Joaquim Gonçalves, ginecologista, obstetra e especialista em infertilidade do Centro Materno-Infantil do Norte (CMIN), sublinhou ao DN o “papel essencial e de extrema importância” dos enfermeiros especialistas. “São eles que fazem o acompanhamento à grávida desde que esta chega ao hospital até que entra na sala de partos e que monitorizam o seu bem-estar. Esta é uma área de tolerância zero. Uma mãe e um bebé que entram saudáveis têm de sair saudáveis”, afirmou. A Ordem dos Enfermeiros mostrou-se muito satisfeita com a posição ontem tomada pela OM, entendendo o comunicado como “um assumir da importância dos enfermeiros especialistas”. “A posição da OM é uma forma de proteger o médicos, mas também mostra que eles vão ao encontro do problema e que nos reconhecem a importância”, explicou fonte da Ordem dos Enfermeiros.

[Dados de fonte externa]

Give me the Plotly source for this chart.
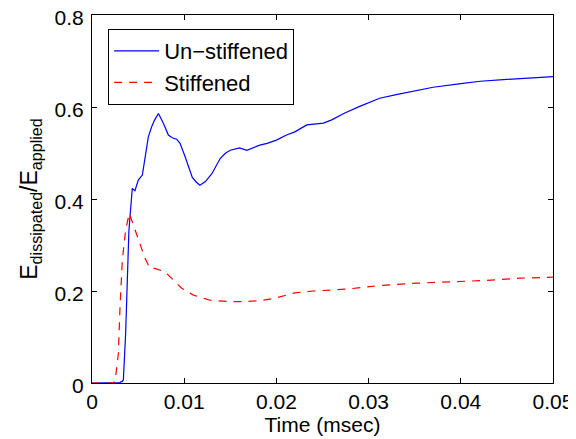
import plotly.graph_objects as go

# time in msec
t_unstiff = [0, 0.0025, 0.0030, 0.0033, 0.0034, 0.00365, 0.00387, 0.0040, 0.00412, 0.00437,
             0.00466, 0.00502, 0.00546, 0.00575, 0.00611, 0.00647, 0.0068, 0.0072, 0.00773,
             0.00828, 0.0087, 0.00918, 0.00955, 0.0101, 0.01088, 0.0113, 0.0117, 0.0123,
             0.0130, 0.0139, 0.0145, 0.015, 0.0155, 0.016, 0.0168, 0.0175, 0.0182, 0.019,
             0.020, 0.0211, 0.022, 0.0233, 0.0251, 0.026, 0.0273, 0.0291, 0.0312, 0.033,
             0.035, 0.037, 0.040, 0.0421, 0.045, 0.0475, 0.050]
e_unstiff = [0, 0, 0.001, 0.004, 0.0065, 0.108, 0.253, 0.33, 0.361, 0.423,
             0.418, 0.441, 0.452, 0.492, 0.535, 0.557, 0.572, 0.586, 0.565,
             0.539, 0.533, 0.530, 0.521, 0.492, 0.447, 0.437, 0.430, 0.438,
             0.455, 0.488, 0.500, 0.506, 0.509, 0.511, 0.506, 0.512, 0.517, 0.521,
             0.528, 0.539, 0.546, 0.561, 0.565, 0.572, 0.586, 0.602, 0.619, 0.627,
             0.635, 0.643, 0.651, 0.656, 0.660, 0.663, 0.666]

t_stiff = [0, 0.0022, 0.0025, 0.00286, 0.00304, 0.00329, 0.00365, 0.00394, 0.00405, 0.0043,
           0.00502, 0.00575, 0.0063, 0.00683, 0.0079, 0.0088, 0.00973, 0.011, 0.0128, 0.015,
           0.0168, 0.0186, 0.0198, 0.022, 0.024, 0.0276, 0.0312, 0.0352, 0.0388, 0.0428,
           0.0464, 0.050]
e_stiff = [0, 0, 0.003, 0.064, 0.166, 0.267, 0.333, 0.365, 0.369, 0.354,
           0.311, 0.271, 0.249, 0.249, 0.242, 0.225, 0.206, 0.191, 0.180, 0.177,
           0.177, 0.180, 0.184, 0.196, 0.200, 0.204, 0.212, 0.217, 0.220, 0.223,
           0.228, 0.230]

x_ticks = [0, 0.01, 0.02, 0.03, 0.04, 0.05]
x_labels = ['0', '0.01', '0.02', '0.03', '0.04', '0.05']
y_ticks = [0, 0.2, 0.4, 0.6, 0.8]
y_labels = ['0', '0.2', '0.4', '0.6', '0.8']

font = 'Liberation Sans, Arial, sans-serif'

fig = go.Figure()
fig.add_trace(go.Scatter(x=t_unstiff, y=e_unstiff, mode='lines', name='Un\u2212stiffened',
                         line=dict(color='#0000ff', width=1.2)))
fig.add_trace(go.Scatter(x=t_stiff, y=e_stiff, mode='lines', name='Stiffened',
                         line=dict(color='#ff0000', width=1.2, dash='8px,7px')))

axis_common = dict(showline=True, linecolor='black', linewidth=1, mirror='allticks',
                   ticks='inside', ticklen=5, tickcolor='black', showgrid=False,
                   zeroline=False, automargin=False, ticklabeloverflow='allow',
                   tickfont=dict(size=21, color='black', family=font))

fig.update_xaxes(range=[0, 0.05], tickvals=x_ticks, ticktext=x_labels, ticklabelstandoff=0,
                 title=dict(text='Time (msec)', font=dict(size=21, color='black', family=font),
                            standoff=2),
                 **axis_common)
fig.update_yaxes(range=[0, 0.8], tickvals=y_ticks, ticktext=y_labels, ticklabelstandoff=3,
                 ticklabelshift=3,
                 title=dict(text='E<sub>dissipated</sub>/E<sub>applied</sub>',
                            font=dict(size=23, color='black', family=font), standoff=10),
                 **axis_common)

# page body adds an 8px margin, so the figure is 8px smaller than the window
fig.update_layout(
    width=568, height=431,
    margin=dict(l=84, r=23, t=7, b=56),
    plot_bgcolor='white', paper_bgcolor='white',
    font=dict(family=font, color='black'),
    legend=dict(x=0.035, y=0.962, xanchor='left', yanchor='top',
                bgcolor='white', bordercolor='black', borderwidth=1,
                font=dict(size=22, family=font, color='black'),
                itemwidth=45),
    showlegend=True,
)

fig.write_html("out.html")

O protesto dos enfermeiros especialistas em saúde materna prende-se com a falta de reconhecimento da sua especialidade, bem como a inexistência de atualização salarial. Segundo a Ordem dos Enfermeiros, que apoia os profissionais nesta luta, existem cerca de três mil enfermeiros que, apesar de serem especialistas, recebem como se prestassem serviços de enfermagem comum e assumem uma responsabilidade acrescida, embora sem o reconhecimento do título. Aqueles profissionais de saúde deram início ao Movimento EESMO (Enfermeiros Especialistas em Saúde Materna e Obstetrícia), em julho passado, provocando constrangimentos em maternidades de norte a sul do país. Com esta nova forma de protesto (entrega dos títulos de especialistas), os enfermeiros esperam conseguir o reconhecimento da especialidade, que pagam do próprio bolso e que ascende a quase dez mil euros.